_TASK REQUIREMENTS_
Repeat exactly the lines from the line with "Write a Python" to the line with "right_ticks = [0, -10, -20, -30, -40, -50]", including both, and leave out any pictures.

_DATA SECTION_
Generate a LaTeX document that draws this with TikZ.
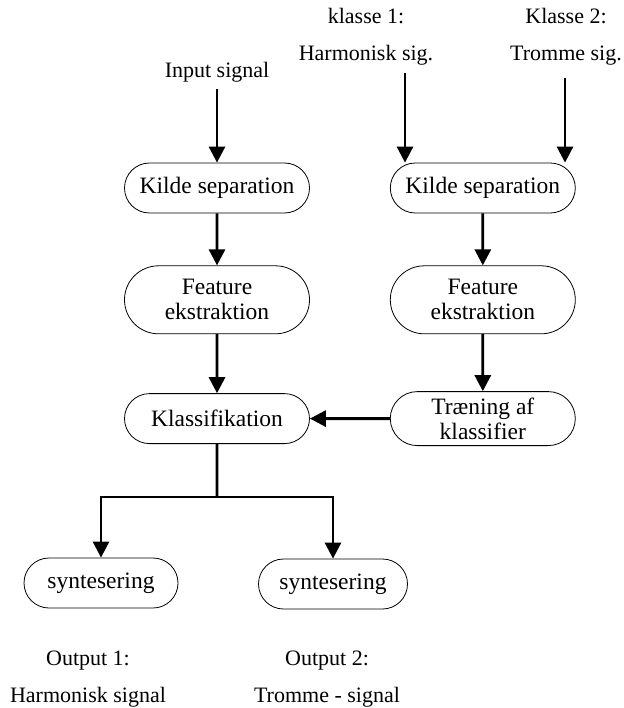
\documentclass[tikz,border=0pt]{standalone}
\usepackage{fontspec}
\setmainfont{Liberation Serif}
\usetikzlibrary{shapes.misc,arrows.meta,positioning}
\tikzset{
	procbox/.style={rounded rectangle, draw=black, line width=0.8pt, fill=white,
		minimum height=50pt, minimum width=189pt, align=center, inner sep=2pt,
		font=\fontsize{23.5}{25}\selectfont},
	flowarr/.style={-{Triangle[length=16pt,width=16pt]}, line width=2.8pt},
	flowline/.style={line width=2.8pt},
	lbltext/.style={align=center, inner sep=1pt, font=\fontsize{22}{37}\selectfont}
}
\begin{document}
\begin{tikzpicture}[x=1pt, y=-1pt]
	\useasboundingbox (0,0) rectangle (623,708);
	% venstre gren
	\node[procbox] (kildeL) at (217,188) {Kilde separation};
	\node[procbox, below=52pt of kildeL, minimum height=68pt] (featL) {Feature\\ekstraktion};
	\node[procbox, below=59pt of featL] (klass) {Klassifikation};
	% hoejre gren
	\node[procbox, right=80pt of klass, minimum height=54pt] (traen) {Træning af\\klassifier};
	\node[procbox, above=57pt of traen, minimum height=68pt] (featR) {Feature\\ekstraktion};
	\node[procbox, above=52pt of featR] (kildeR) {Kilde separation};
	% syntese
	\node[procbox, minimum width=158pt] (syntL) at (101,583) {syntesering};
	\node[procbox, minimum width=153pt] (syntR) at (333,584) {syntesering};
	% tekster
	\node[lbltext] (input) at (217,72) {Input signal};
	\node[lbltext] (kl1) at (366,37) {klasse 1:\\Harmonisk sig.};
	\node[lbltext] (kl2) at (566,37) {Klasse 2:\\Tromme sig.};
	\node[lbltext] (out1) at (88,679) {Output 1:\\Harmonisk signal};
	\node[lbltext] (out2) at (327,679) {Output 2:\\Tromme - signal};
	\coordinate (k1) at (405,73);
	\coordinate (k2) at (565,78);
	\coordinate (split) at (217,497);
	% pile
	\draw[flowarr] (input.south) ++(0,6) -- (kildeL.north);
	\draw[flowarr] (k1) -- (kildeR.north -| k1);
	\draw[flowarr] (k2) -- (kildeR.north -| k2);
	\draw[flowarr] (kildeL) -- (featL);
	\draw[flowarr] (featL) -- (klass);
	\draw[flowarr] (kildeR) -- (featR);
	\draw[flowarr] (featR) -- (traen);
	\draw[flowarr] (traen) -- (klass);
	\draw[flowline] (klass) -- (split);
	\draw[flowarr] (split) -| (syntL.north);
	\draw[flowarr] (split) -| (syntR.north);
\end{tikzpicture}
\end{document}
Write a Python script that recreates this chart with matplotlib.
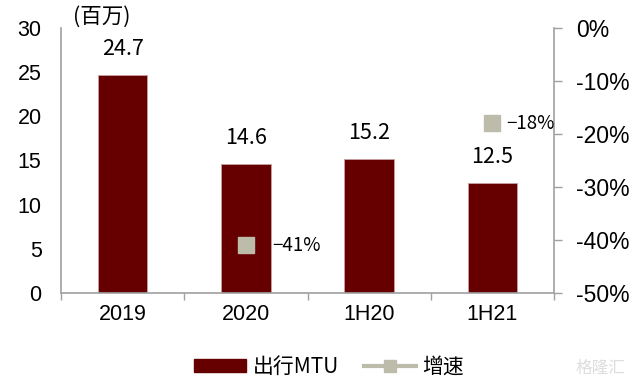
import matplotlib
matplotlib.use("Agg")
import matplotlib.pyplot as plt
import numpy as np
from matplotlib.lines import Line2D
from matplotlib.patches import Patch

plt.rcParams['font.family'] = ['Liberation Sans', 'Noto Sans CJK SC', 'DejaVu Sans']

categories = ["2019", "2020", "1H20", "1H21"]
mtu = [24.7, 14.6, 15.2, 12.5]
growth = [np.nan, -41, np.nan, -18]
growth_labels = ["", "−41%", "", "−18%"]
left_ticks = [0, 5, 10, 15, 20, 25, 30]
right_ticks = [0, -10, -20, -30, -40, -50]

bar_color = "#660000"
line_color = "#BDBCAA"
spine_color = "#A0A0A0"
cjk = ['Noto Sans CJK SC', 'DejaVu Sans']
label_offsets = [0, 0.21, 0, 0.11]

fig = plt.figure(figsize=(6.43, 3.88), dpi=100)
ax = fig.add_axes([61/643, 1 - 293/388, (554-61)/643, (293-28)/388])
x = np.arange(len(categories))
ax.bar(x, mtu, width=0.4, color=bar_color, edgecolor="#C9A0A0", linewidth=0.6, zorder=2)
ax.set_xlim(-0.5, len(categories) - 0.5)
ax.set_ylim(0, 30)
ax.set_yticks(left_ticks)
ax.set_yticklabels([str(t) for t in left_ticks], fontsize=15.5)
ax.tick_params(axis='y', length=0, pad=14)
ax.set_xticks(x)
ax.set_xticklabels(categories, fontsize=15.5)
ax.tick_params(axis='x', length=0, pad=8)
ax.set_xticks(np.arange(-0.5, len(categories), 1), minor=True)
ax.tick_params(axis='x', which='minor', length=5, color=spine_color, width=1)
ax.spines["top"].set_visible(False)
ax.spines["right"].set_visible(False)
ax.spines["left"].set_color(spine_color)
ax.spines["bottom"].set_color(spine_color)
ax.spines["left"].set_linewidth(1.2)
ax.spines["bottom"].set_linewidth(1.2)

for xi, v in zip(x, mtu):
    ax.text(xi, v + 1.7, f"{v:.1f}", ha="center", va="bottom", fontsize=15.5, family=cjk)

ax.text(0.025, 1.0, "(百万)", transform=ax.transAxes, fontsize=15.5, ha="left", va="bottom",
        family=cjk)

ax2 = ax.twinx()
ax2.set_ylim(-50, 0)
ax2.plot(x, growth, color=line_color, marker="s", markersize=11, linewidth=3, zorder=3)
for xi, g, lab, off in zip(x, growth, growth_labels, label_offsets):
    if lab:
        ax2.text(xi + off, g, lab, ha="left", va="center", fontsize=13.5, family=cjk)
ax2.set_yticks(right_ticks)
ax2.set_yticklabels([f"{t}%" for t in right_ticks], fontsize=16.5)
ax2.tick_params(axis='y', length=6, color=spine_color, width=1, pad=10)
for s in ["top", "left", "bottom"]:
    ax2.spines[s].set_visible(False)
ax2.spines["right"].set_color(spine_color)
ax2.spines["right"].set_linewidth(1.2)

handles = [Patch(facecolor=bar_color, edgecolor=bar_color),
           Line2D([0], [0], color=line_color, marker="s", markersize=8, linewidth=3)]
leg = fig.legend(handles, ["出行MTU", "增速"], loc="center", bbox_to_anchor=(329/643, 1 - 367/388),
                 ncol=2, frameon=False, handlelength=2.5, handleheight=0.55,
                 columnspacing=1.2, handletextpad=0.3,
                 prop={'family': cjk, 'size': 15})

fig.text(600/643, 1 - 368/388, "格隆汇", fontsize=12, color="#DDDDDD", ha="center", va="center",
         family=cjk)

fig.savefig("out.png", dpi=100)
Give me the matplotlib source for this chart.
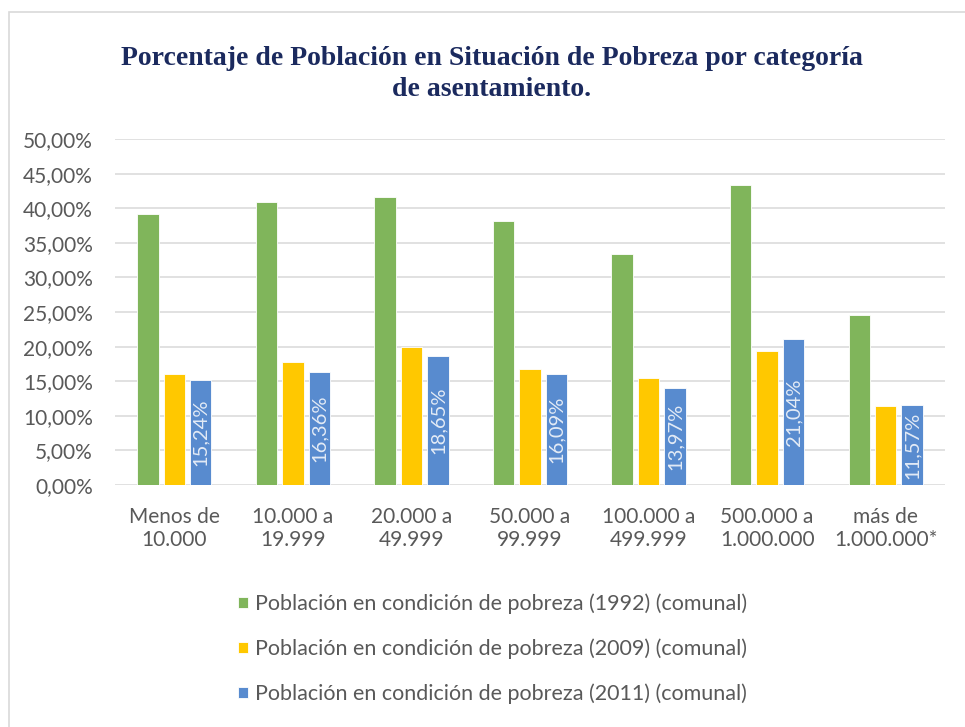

_WORKED ANSWER_
Write a Python script that recreates this chart with matplotlib.
import matplotlib
matplotlib.use("Agg")
import matplotlib.pyplot as plt
import numpy as np
from matplotlib.lines import Line2D
from matplotlib.patches import Patch

plt.rcParams['font.family'] = ['Liberation Sans', 'Noto Sans CJK SC', 'DejaVu Sans']

categories = ["2019", "2020", "1H20", "1H21"]
mtu = [24.7, 14.6, 15.2, 12.5]
growth = [np.nan, -41, np.nan, -18]
growth_labels = ["", "−41%", "", "−18%"]
left_ticks = [0, 5, 10, 15, 20, 25, 30]
right_ticks = [0, -10, -20, -30, -40, -50]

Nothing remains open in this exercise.